Stored data:
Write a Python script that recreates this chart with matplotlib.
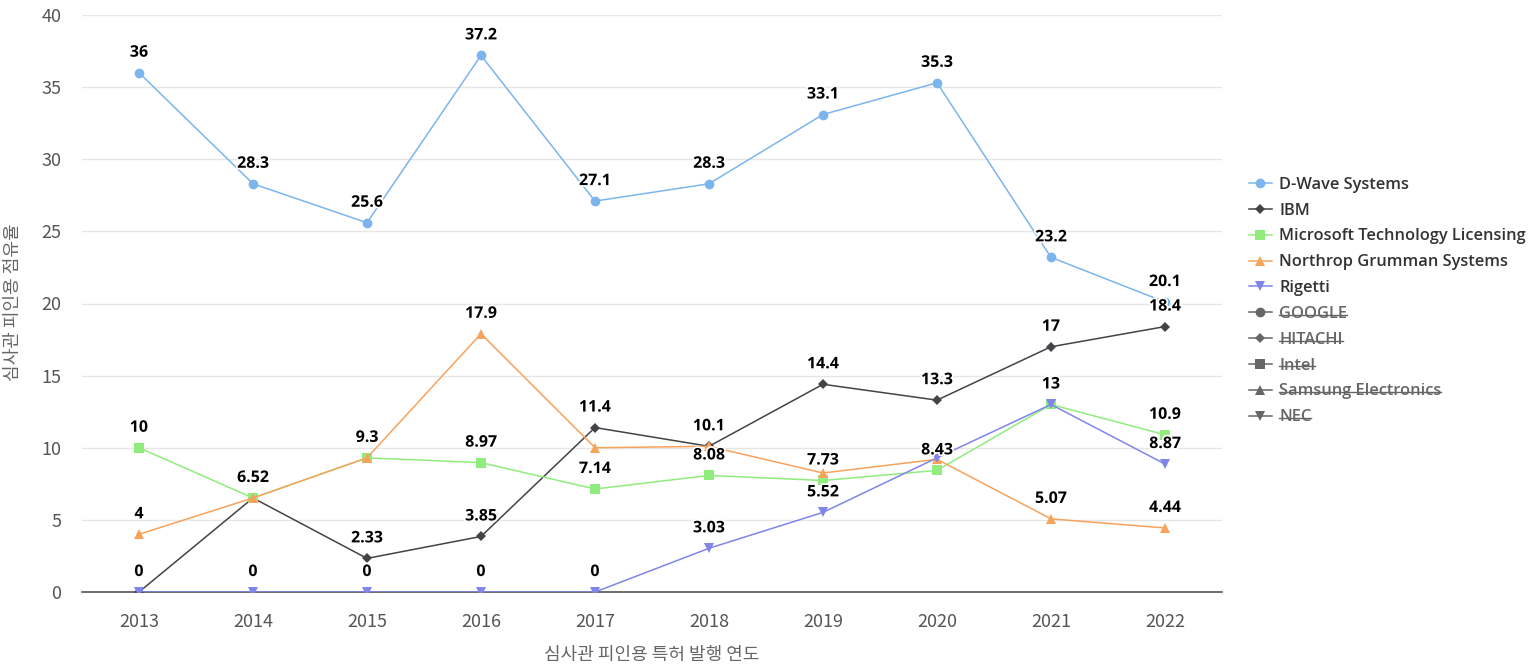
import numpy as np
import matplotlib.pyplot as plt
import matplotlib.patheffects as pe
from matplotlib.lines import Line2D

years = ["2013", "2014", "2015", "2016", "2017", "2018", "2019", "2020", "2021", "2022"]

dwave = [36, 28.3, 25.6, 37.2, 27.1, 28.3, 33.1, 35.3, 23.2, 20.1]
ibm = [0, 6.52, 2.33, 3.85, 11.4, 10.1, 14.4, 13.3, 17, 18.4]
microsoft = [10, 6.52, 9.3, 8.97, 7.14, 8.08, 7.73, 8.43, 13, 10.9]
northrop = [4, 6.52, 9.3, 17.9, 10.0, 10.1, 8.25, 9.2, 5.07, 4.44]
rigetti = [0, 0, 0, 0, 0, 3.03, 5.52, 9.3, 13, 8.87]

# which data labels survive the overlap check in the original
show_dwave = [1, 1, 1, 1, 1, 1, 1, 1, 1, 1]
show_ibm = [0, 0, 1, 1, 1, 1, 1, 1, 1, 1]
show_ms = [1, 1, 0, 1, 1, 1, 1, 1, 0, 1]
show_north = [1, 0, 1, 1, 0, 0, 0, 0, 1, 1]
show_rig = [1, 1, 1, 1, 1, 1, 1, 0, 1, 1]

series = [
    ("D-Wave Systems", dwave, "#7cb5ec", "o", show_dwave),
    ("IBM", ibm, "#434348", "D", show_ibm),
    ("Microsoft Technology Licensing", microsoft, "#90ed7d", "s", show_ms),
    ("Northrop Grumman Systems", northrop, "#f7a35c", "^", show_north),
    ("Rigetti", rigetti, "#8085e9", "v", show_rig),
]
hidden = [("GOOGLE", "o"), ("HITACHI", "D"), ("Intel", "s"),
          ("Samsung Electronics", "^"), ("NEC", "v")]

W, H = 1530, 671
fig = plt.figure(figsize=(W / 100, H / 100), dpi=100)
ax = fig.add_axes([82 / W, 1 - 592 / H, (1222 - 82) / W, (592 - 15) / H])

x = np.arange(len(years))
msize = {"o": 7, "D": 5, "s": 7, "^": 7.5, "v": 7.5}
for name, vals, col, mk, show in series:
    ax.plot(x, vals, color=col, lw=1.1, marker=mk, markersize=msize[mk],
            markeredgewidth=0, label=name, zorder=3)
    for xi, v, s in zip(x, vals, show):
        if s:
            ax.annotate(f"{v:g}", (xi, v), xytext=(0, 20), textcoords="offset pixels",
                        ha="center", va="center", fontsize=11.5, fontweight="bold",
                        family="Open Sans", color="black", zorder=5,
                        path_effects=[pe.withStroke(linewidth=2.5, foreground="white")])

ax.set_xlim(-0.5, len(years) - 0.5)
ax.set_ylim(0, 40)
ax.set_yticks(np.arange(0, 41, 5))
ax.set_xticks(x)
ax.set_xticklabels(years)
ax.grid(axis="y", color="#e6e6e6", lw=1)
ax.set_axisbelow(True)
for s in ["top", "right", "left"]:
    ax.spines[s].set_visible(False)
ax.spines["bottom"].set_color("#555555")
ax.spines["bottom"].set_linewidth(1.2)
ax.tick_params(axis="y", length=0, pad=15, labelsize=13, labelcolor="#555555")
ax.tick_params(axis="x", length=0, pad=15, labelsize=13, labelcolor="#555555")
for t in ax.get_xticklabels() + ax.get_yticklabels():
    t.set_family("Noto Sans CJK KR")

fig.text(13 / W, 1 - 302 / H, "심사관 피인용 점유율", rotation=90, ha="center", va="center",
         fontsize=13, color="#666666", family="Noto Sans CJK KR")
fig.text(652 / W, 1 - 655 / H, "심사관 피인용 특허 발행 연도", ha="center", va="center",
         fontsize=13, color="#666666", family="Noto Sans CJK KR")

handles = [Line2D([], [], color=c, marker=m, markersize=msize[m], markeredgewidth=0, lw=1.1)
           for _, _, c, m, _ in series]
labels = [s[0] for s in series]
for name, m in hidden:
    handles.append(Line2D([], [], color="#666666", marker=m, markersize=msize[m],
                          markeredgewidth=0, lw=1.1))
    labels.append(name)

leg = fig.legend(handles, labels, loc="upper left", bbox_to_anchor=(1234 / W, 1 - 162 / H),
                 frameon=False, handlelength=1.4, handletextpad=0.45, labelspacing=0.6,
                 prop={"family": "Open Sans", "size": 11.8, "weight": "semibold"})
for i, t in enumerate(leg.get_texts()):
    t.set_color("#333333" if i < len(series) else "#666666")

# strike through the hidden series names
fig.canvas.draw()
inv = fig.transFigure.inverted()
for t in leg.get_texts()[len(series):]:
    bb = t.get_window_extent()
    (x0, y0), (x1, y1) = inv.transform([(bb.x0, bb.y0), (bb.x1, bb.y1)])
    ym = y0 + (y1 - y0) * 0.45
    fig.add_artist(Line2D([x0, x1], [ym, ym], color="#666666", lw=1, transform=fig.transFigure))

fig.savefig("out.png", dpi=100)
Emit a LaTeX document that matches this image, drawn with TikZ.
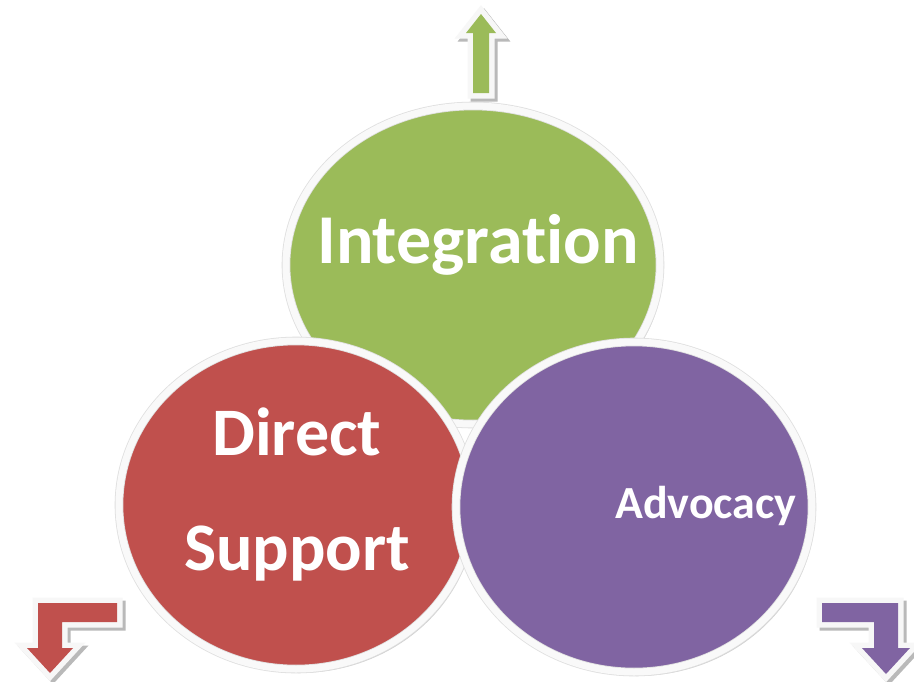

- Your objective -
Every line from the top of the entries through the line that holds "ax = fig.add_axes([82" is to be quoted exactly, please, and nothing else; omit the pictures.

- Expected output -
Write a Python script that recreates this chart with matplotlib.
import numpy as np
import matplotlib.pyplot as plt
import matplotlib.patheffects as pe
from matplotlib.lines import Line2D

years = ["2013", "2014", "2015", "2016", "2017", "2018", "2019", "2020", "2021", "2022"]

dwave = [36, 28.3, 25.6, 37.2, 27.1, 28.3, 33.1, 35.3, 23.2, 20.1]
ibm = [0, 6.52, 2.33, 3.85, 11.4, 10.1, 14.4, 13.3, 17, 18.4]
microsoft = [10, 6.52, 9.3, 8.97, 7.14, 8.08, 7.73, 8.43, 13, 10.9]
northrop = [4, 6.52, 9.3, 17.9, 10.0, 10.1, 8.25, 9.2, 5.07, 4.44]
rigetti = [0, 0, 0, 0, 0, 3.03, 5.52, 9.3, 13, 8.87]

# which data labels survive the overlap check in the original
show_dwave = [1, 1, 1, 1, 1, 1, 1, 1, 1, 1]
show_ibm = [0, 0, 1, 1, 1, 1, 1, 1, 1, 1]
show_ms = [1, 1, 0, 1, 1, 1, 1, 1, 0, 1]
show_north = [1, 0, 1, 1, 0, 0, 0, 0, 1, 1]
show_rig = [1, 1, 1, 1, 1, 1, 1, 0, 1, 1]

series = [
    ("D-Wave Systems", dwave, "#7cb5ec", "o", show_dwave),
    ("IBM", ibm, "#434348", "D", show_ibm),
    ("Microsoft Technology Licensing", microsoft, "#90ed7d", "s", show_ms),
    ("Northrop Grumman Systems", northrop, "#f7a35c", "^", show_north),
    ("Rigetti", rigetti, "#8085e9", "v", show_rig),
]
hidden = [("GOOGLE", "o"), ("HITACHI", "D"), ("Intel", "s"),
          ("Samsung Electronics", "^"), ("NEC", "v")]

W, H = 1530, 671
fig = plt.figure(figsize=(W / 100, H / 100), dpi=100)
ax = fig.add_axes([82 / W, 1 - 592 / H, (1222 - 82) / W, (592 - 15) / H])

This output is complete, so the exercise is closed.